Exercise objective →
Without any pictures, restate the lines from the one containing "Write the seaborn" to the one containing "from matplotlib.ticker import FixedLocator", word for word, ends included.

* start Data supplied *

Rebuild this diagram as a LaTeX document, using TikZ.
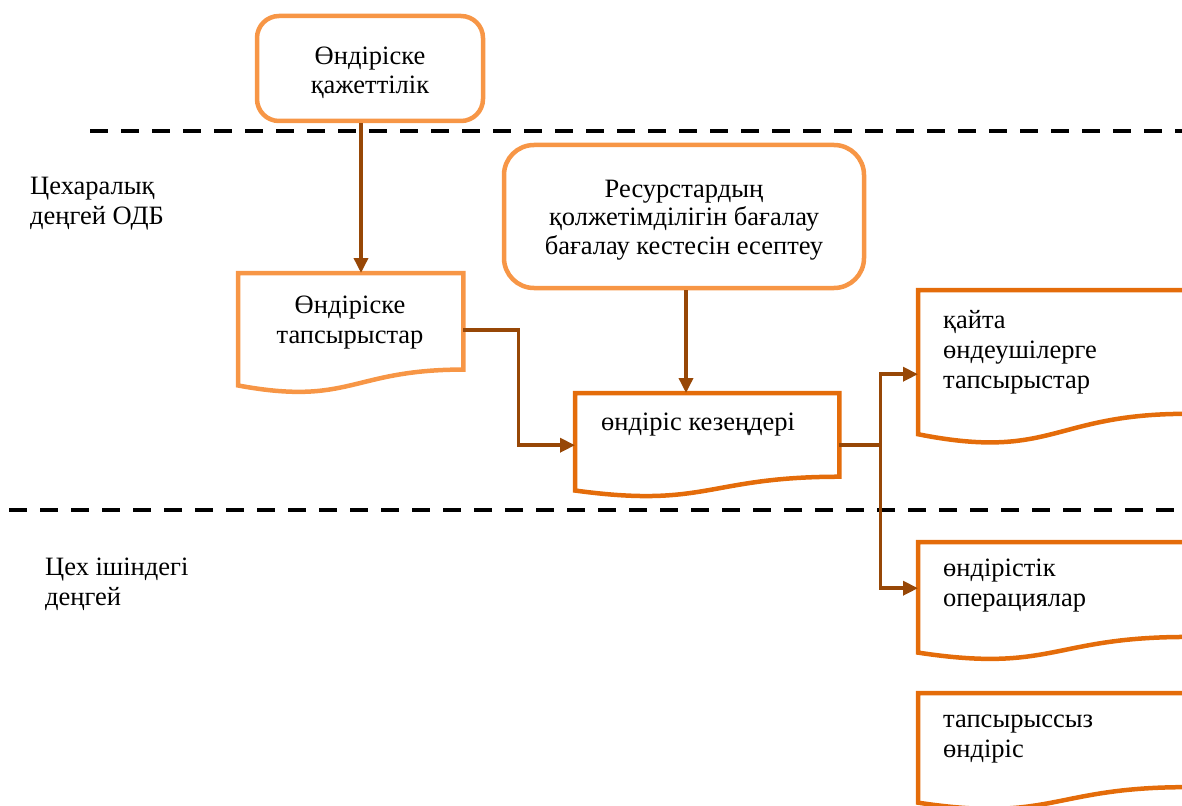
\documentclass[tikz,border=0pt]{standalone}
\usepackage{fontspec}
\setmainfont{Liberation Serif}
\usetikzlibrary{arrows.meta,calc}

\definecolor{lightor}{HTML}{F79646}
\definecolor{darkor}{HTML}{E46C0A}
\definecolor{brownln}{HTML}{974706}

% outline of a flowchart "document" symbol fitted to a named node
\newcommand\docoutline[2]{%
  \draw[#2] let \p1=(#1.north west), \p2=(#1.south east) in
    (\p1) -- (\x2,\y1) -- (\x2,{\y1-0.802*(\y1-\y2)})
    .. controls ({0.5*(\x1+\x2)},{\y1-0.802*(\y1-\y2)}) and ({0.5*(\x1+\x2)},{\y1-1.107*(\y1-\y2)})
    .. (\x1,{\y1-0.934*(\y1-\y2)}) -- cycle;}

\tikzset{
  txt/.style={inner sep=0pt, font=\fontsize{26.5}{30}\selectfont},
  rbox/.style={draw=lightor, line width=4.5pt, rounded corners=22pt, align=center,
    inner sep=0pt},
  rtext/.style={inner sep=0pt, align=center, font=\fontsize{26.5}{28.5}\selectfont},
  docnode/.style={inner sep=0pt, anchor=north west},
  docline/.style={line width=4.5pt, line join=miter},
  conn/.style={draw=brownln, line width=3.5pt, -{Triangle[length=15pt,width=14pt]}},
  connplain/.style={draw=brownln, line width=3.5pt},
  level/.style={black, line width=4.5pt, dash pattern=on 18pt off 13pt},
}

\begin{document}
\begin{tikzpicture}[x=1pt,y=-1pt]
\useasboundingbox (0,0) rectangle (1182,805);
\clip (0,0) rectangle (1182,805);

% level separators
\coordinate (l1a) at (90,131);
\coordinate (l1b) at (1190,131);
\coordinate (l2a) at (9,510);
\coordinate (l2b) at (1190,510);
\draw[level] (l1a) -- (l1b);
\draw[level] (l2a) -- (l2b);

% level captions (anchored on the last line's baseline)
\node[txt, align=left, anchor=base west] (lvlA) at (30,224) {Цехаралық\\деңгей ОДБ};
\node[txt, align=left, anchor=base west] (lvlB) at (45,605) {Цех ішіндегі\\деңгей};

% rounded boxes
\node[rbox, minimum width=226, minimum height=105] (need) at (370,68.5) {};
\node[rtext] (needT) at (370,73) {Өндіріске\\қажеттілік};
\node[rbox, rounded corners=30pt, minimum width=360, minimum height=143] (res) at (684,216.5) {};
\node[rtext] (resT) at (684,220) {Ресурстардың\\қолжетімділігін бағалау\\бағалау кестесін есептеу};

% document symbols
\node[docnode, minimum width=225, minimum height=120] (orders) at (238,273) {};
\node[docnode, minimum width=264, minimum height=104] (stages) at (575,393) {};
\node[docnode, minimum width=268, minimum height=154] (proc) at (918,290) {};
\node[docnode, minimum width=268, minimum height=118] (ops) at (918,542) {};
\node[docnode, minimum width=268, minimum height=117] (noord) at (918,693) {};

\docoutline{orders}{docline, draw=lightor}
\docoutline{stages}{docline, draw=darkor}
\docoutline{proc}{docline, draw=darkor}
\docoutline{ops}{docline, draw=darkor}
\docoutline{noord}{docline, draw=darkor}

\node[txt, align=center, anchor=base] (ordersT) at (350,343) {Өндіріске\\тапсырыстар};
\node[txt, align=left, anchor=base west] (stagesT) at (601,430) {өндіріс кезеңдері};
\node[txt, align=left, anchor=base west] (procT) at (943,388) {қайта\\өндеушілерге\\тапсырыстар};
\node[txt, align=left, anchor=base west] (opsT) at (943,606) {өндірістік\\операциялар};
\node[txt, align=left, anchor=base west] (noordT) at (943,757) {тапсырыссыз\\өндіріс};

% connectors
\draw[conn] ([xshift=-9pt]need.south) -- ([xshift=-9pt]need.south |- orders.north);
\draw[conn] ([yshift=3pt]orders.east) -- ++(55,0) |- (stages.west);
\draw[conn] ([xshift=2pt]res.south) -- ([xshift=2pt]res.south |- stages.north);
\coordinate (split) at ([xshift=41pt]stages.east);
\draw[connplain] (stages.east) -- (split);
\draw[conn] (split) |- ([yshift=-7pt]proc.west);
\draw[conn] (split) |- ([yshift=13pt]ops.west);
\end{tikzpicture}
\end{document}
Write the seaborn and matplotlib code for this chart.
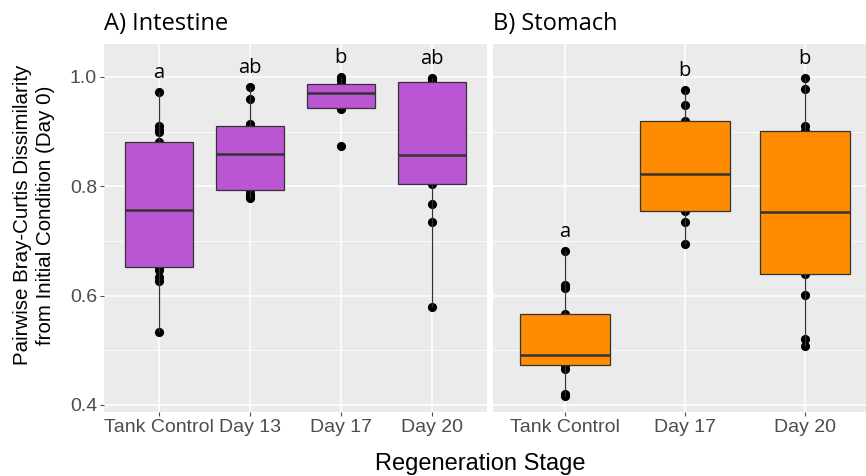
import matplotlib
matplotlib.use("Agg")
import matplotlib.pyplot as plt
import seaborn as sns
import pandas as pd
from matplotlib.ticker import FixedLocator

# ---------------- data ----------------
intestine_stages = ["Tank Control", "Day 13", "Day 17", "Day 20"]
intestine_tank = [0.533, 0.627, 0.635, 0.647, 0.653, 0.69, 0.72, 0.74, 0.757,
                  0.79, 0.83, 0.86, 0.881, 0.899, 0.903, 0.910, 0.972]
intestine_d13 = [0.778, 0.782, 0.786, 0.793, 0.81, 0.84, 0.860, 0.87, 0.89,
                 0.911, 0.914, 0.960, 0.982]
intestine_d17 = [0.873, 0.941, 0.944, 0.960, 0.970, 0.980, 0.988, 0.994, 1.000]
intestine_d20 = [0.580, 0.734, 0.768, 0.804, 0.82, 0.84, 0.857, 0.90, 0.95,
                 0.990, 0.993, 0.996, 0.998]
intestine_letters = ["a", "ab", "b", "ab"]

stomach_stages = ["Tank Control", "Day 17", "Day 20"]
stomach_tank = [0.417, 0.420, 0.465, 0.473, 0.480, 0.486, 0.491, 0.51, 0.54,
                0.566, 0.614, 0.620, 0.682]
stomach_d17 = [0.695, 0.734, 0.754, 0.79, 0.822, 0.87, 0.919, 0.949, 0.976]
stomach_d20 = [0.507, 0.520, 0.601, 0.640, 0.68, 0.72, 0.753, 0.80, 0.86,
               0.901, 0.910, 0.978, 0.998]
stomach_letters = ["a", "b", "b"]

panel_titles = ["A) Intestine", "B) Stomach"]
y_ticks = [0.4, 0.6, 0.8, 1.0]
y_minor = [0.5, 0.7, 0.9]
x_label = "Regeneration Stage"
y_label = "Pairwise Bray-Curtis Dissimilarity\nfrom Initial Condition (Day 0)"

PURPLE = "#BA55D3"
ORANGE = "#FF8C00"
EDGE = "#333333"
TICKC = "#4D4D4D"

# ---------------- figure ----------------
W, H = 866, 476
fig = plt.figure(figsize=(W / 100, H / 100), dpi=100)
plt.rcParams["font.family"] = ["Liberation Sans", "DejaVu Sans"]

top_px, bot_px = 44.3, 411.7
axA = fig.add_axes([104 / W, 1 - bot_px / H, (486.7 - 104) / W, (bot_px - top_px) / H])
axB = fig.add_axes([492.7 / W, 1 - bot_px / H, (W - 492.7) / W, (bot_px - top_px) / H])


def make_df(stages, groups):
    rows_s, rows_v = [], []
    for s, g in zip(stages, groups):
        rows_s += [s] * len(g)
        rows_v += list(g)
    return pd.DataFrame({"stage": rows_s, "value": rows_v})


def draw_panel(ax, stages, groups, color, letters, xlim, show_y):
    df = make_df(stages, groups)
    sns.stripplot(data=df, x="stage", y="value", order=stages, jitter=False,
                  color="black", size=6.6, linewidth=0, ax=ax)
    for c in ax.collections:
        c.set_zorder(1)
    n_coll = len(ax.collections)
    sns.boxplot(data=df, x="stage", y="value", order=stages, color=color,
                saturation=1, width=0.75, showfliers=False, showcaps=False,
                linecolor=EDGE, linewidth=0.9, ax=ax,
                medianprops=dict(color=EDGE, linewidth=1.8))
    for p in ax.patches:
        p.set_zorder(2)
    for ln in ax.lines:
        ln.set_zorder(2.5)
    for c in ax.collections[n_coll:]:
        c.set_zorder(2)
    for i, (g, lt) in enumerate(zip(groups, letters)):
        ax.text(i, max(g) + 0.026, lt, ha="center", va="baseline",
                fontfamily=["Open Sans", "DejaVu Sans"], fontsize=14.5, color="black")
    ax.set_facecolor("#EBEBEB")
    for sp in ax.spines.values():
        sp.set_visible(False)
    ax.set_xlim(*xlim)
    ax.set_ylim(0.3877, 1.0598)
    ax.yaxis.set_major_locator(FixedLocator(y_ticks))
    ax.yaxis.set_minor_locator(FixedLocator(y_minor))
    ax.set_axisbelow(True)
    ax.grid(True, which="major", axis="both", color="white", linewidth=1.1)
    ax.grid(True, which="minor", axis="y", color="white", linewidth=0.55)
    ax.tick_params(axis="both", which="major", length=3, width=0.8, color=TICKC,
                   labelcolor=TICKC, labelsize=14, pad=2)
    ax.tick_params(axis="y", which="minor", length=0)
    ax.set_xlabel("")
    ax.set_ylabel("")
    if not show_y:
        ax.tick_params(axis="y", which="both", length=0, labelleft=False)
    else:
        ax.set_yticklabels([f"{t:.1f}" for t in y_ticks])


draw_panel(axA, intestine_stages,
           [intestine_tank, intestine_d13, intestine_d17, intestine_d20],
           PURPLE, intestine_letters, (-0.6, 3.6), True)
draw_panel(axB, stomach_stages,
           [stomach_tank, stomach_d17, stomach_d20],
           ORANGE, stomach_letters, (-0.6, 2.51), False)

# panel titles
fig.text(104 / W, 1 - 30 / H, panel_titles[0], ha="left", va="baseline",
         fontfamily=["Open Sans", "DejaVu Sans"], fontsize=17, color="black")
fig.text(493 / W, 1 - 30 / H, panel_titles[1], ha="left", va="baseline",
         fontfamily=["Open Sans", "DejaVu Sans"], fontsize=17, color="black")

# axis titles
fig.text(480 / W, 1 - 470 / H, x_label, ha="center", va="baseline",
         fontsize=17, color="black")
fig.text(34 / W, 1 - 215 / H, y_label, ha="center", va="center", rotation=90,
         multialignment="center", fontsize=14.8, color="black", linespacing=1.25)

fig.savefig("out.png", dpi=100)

* end Data supplied *

Task solution →
Write the seaborn and matplotlib code for this chart.
import matplotlib
matplotlib.use("Agg")
import matplotlib.pyplot as plt
import seaborn as sns
import pandas as pd
from matplotlib.ticker import FixedLocator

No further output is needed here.